A wealthy person on his deathbed last night could have saved up to $675,000 in estate taxes by waiting until after midnight to die, because of provisions of the estate tax law that went into effect at midnight. Very wealthy people who manage to hang on and stave off death until January 1, 2010 might save even larger amounts of estate taxes if the provisions of current law slated to abolish the estate tax altogther in 2010 remain in force.

However, if they manage to live until January 1, 2011, all bets are off, since the estate tax is scheduled to revert to its stingier 2001 level at that time. This legislation provides some troubling economic incentives. So perhaps, the reason for the title of this post should be modified to read: Live long and prosper (but not too long!) However, many policywatchers expect Congress to change the estate tax law before 2011, so hopefully, physicians and family members hovering by a loved-one's deathbed will not be faced with troubling tax concerns as the clock ticks towards midnight of December 31, 2010. The tax benefits to pulling the plug on a respirator a few seconds before midnight on 12/31/2010 vs. a few seconds afterwards are quite macabre to contemplate.

I previously blogged about an economic study of the effect of tax incentives on the timing of births. Two other economists, Wojciech Kopczuk and Joel Slemrod, have studied the effect of tax incentives on the timing of deaths in a paper called "Dying to save taxes", published in the Review of Economics and Statistics in 2006. They estimate that a $10,000 tax break might be enough to change the relative probability of dying in the period before vs. after the tax break by as much as 1.6%. (However, they concede that they can't be sure how much of that effect is due to the timing of the actual death or how much might be due to "doctoring" of the death certificate by an accommodating physician who fills out the death certificate.)

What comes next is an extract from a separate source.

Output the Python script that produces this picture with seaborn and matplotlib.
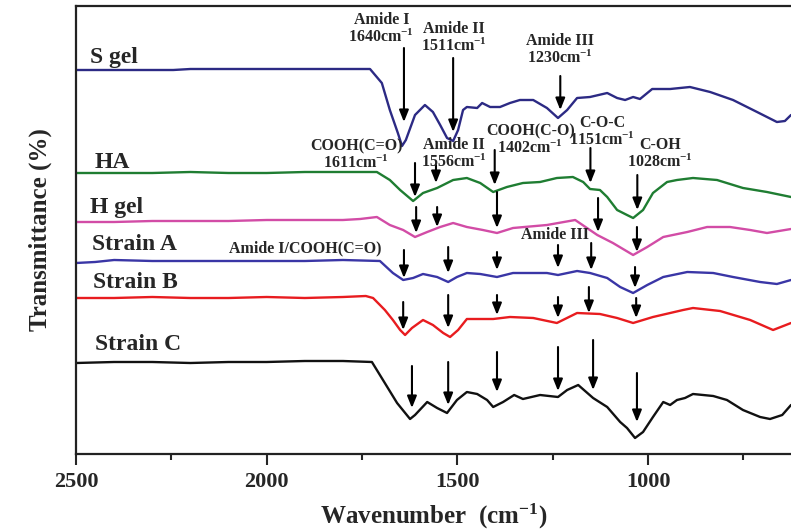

The estate tax is unlikely to affect any of our VITA site clients, since it only applies to taxpayers with very large estates. (A taxpayer who died with an estate worth less than $2 million yesterday would face no estate tax. In 2009, the exempt amount rises to $3.5 million. Under the provisions slated to take effect, there will be no estate tax for those who die in 2010, and the exempt amount will revert to $1 million in 2011. It should also be noted that taxpayers can pass on unlimited tax-free bequests to their spouses and to charitable organizations.)

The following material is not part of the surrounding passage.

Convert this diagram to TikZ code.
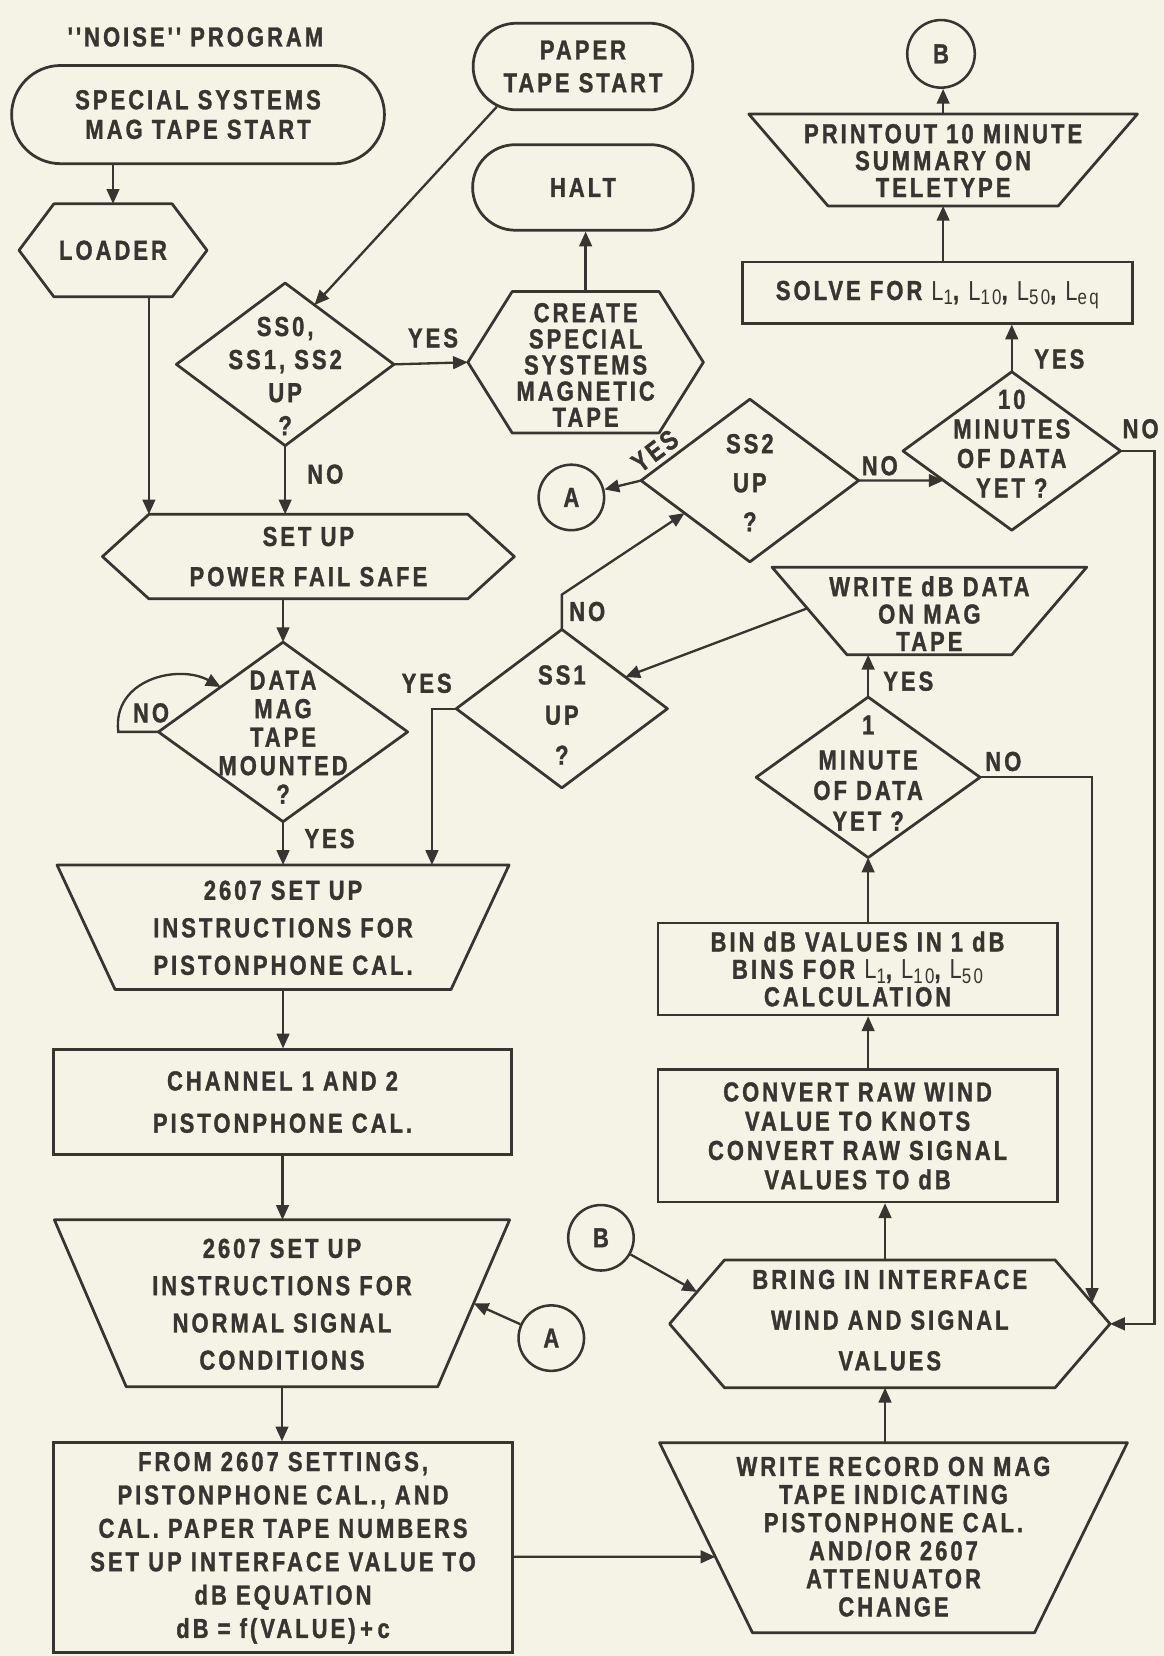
\documentclass[tikz,border=0pt]{standalone}
\usepackage{fontspec}
\usetikzlibrary{shapes.misc,arrows.meta,calc}
\newfontfamily\labfont{Liberation Sans}[FakeStretch=0.8,LetterSpace=11,BoldFeatures={FakeBold=1.2}]
\definecolor{bg}{RGB}{245,243,230}
\definecolor{ink}{RGB}{55,52,50}
\newcommand\Ls[1]{{\mdseries L\smash{\raisebox{-0.3ex}{\fontsize{20pt}{20pt}\selectfont #1}}}}
\newcommand\mkhex[2]{\draw[shp] (#1.west) -- ([xshift=#2pt]#1.north west) coordinate (#1-tl) -- ([xshift=-#2pt]#1.north east) coordinate (#1-tr) -- (#1.east) -- ([xshift=-#2pt]#1.south east) coordinate (#1-br) -- ([xshift=#2pt]#1.south west) coordinate (#1-bl) -- cycle;}
\newcommand\mktrap[2]{\draw[shp] (#1.north west) coordinate (#1-tl) -- (#1.north east) coordinate (#1-tr) -- ([xshift=-#2pt]#1.south east) coordinate (#1-br) -- ([xshift=#2pt]#1.south west) coordinate (#1-bl) -- cycle;}
\newcommand\mkdia[1]{\draw[shp] (#1.north) -- (#1.east) -- (#1.south) -- (#1.west) -- cycle;}
\begin{document}
\begin{tikzpicture}[x=1pt,y=-1pt,
  tx/.style={inner sep=0pt, align=center, text=ink, font=\labfont\bfseries\fontsize{26pt}{#1pt}\selectfont},
  tx/.default=30,
  fr/.style={rectangle, inner sep=0pt, outer sep=0pt},
  shp/.style={draw=ink, line width=2.6pt, line join=round},
  box/.style={rectangle, draw=ink, line width=2.6pt},
  term/.style={rounded rectangle, draw=ink, line width=2.6pt},
  conn/.style={circle, draw=ink, line width=2.4pt, minimum size=62pt, tx},
  arr/.style={draw=ink, line width=2.2pt, -{Triangle[length=14pt,width=12pt]}},
]
\fill[bg] (0,0) rectangle (1102,1568);
\useasboundingbox (0,0) rectangle (1102,1568);

% ---------- left column ----------
\node[tx] (title) at (185,35) {''NOISE'' PROGRAM};
\node[term, tx=28, minimum width=353pt, minimum height=93pt] (t1) at (187.5,108.5) {SPECIAL SYSTEMS\\MAG TAPE START};

\node[fr, minimum width=178pt, minimum height=88pt] (ld) at (107,237) {};
\mkhex{ld}{33}
\node[tx] (ldt) at (107,237) {LOADER};

\node[term, tx=31, minimum width=208pt, minimum height=82pt] (pts) at (552,63) {PAPER\\TAPE START};
\node[term, tx, minimum width=209pt, minimum height=81pt] (hlt) at (552,177.5) {HALT};

\node[fr, minimum width=223pt, minimum height=134pt] (cr) at (554.5,343) {};
\mkhex{cr}{42}
\node[tx=24.75] (crt) at (554.5,345.5) {CREATE\\SPECIAL\\SYSTEMS\\MAGNETIC\\TAPE};

\node[fr, minimum width=206pt, minimum height=154pt] (s0) at (270,345) {};
\mkdia{s0}
\node[tx=31.3] (s0t) at (270,356) {SS0,\\SS1, SS2\\UP\\?};

\node[fr, minimum width=390pt, minimum height=80pt] (pfs) at (292,527) {};
\mkhex{pfs}{44}
\node[tx=38] (pfst) at (292,527) {SET UP\\POWER FAIL SAFE};

\node[fr, minimum width=236pt, minimum height=170pt] (dm) at (268,693) {};
\mkdia{dm}
\node[tx=27] (dmt) at (268,698) {DATA\\MAG\\TAPE\\MOUNTED\\?};

\node[fr, minimum width=428pt, minimum height=118pt] (i1) at (268,878) {};
\mktrap{i1}{55}
\node[tx=35.5] (i1t) at (268,878.5) {2607 SET UP\\INSTRUCTIONS FOR\\PISTONPHONE CAL.};

\node[box, tx=40, minimum width=433pt, minimum height=99pt] (ch) at (267.5,1043.5) {CHANNEL 1 AND 2\\PISTONPHONE CAL.};

\node[fr, minimum width=431pt, minimum height=158pt] (i2) at (267,1234) {};
\mktrap{i2}{68}
\node[tx=35.3] (i2t) at (267,1235) {2607 SET UP\\INSTRUCTIONS FOR\\NORMAL SIGNAL\\CONDITIONS};

\node[box, tx=31.6, minimum width=434pt, minimum height=199pt] (fb) at (268,1465.5) {FROM 2607 SETTINGS,\\PISTONPHONE CAL., AND\\CAL. PAPER TAPE NUMBERS\\SET UP INTERFACE VALUE TO\\dB EQUATION\\dB = f(VALUE)\,+\,c};

\node[conn] (a1) at (522,1267) {A};
\node[conn] (b1) at (569,1172) {B};
\node[conn] (a2) at (541,471) {A};
\node[conn, minimum size=64pt] (b2) at (891,51) {B};

% ---------- right column ----------
\node[fr, minimum width=443pt, minimum height=180pt] (wr) at (846,1456) {};
\mktrap{wr}{88}
\node[tx=26.6] (wrt) at (846,1455) {WRITE RECORD ON MAG\\TAPE INDICATING\\PISTONPHONE CAL.\\AND/OR 2607\\ATTENUATOR\\CHANGE};

\node[fr, minimum width=417pt, minimum height=121pt] (bi) at (842.5,1253.5) {};
\mkhex{bi}{52}
\node[tx=38.5] (bit) at (842.5,1250) {BRING IN INTERFACE\\WIND AND SIGNAL\\VALUES};

\node[box, tx=27.7, minimum width=378pt, minimum height=125pt] (cv) at (812,1075.5) {CONVERT RAW WIND\\VALUE TO KNOTS\\CONVERT RAW SIGNAL\\VALUES TO dB};

\node[box, tx=26, minimum width=378pt, minimum height=87pt] (bn) at (812,917.5) {BIN dB VALUES IN 1 dB\\BINS FOR \Ls{1}, \Ls{10}, \Ls{50}\\CALCULATION};

\node[fr, minimum width=212pt, minimum height=152pt] (m1) at (822,736) {};
\mkdia{m1}
\node[tx=29] (m1t) at (822,732) {1\\[4pt]MINUTE\\OF DATA\\YET ?};

\node[fr, minimum width=298pt, minimum height=83pt] (wd) at (880,578.5) {};
\mktrap{wd}{71}
\node[tx=26] (wdt) at (880,581) {WRITE dB DATA\\ON MAG\\TAPE};

\node[fr, minimum width=200pt, minimum height=150pt] (s1) at (532,671) {};
\mkdia{s1}
\node[tx=38] (s1t) at (532,677) {SS1\\UP\\?};

\node[fr, minimum width=206pt, minimum height=154pt] (s2) at (710,455) {};
\mkdia{s2}
\node[tx=37] (s2t) at (710,457) {SS2\\UP\\?};

\node[fr, minimum width=206pt, minimum height=150pt] (m10) at (958,427) {};
\mkdia{m10}
\node[tx=28] (m10t) at (958,420) {10\\MINUTES\\OF DATA\\YET ?};

\node[box, tx, minimum width=369pt, minimum height=58pt] (sv) at (887.5,277) {SOLVE FOR \Ls{1}, \Ls{10}, \Ls{50}, \Ls{eq}};

\node[fr, minimum width=368pt, minimum height=87pt] (po) at (893,151.5) {};
\mktrap{po}{75}
\node[tx=25.5] (pot) at (893,152) {PRINTOUT 10 MINUTE\\SUMMARY ON\\TELETYPE};

% ---------- labels ----------
\node[tx] (y1) at (410,320) {YES};
\node[tx] (n1) at (308,449) {NO};
\node[tx] (n2) at (143,675) {NO};
\node[tx] (y2) at (312,794) {YES};
\node[tx] (y3) at (404,647) {YES};
\node[tx] (n3) at (556,579) {NO};
\node[tx, rotate=37] (y4) at (620,427) {YES};
\node[tx] (n4) at (833,441) {NO};
\node[tx] (n6) at (1080,406) {NO};
\node[tx] (y6) at (1003,340) {YES};
\node[tx] (y5) at (860,645) {YES};
\node[tx] (n5) at (950,721) {NO};

% ---------- connectors ----------
\draw[arr] (t1.south -| ld.north) -- (ld.north);
\draw[arr] (ld.south -| pfs-tl) -- (pfs-tl);
\draw[arr] (s0.east) -- (cr.west);
\draw[arr] (pts.205) -- ($(s0.north)!0.27!(s0.east)$);
\draw[arr] (s0.south) -- (s0.south |- pfs.north);
\draw[arr] (cr.north) -- (cr.north |- hlt.south);
\draw[arr] (pfs.south -| dm.north) -- (dm.north);
\draw[arr] (dm.west) -- ++(-38,0) .. controls +(-6,-50) and +(-40,-22) .. ($(dm.west)!0.5!(dm.north)$);
\draw[arr] (dm.south) -- (dm.south |- i1.north);
\draw[arr] (s1.west) -| ([xshift=141pt]i1.north);
\draw[arr] (i1.south) -- (i1.south |- ch.north);
\draw[arr] (ch.south) -- (ch.south |- i2.north);
\draw[arr] (i2.south) -- (i2.south |- fb.north);
\draw[arr] (a1) -- ($(i2-tr)!0.5!(i2-br)$);
\coordinate (fbo) at ([yshift=-8.5pt]fb.east);
\coordinate (fbe) at (fbo -| wr.east);
\draw[arr] (fbo) -- (intersection of fbo--fbe and wr-tl--wr-bl);
\draw[arr] (b1) -- ($(bi.west)!0.5!(bi-tl)$);
\draw[arr] ([xshift=-8pt]wr.north) -- ([xshift=-8pt]wr.north |- bi.south);
\draw[arr] ([xshift=-4.5pt]bi.north) -- ([xshift=-4.5pt]bi.north |- cv.south);
\draw[arr] ([xshift=10pt]cv.north) -- ([xshift=10pt]bn.south);
\draw[arr] ([xshift=10pt]bn.north) -- (m1.south);
\draw[arr] (m1.north) -- (m1.north |- wd.south);
\draw[arr] (m1.east) -| ($(bi-tr)!0.673!(bi.east)$);
\draw[arr] ($(wd-tl)!0.47!(wd-bl)$) -- ($(s1.north)!0.6!(s1.east)$);
\draw[arr] (s1.north) -- ++(0,-33) -- ($(s2.west)!0.4!(s2.south)$);
\draw[arr] (s2.west) -- (a2);
\draw[arr] (s2.east) -- ($(m10.west)!0.373!(m10.south)$);
\draw[arr] (m10.north) -- (m10.north |- sv.south);
\draw[arr] (m10.east) -| ([xshift=42pt]bi.east) -- (bi.east);
\draw[arr] (po.south |- sv.north) -- (po.south);
\draw[arr] (po.north) -- (po.north |- b2.south);
\end{tikzpicture}
\end{document}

But it is still interesting to see how taxes can potentially affect almost every aspect of decisionmaking, including the timing of births and deaths, marriages, divorces, labor-leisure choices, savings and investment decisions, college attendance, charitable donations, cash wages vs. employer paid health insurance choices, and entrepreneurship decisions. We will talk more about these effects in our winter term course.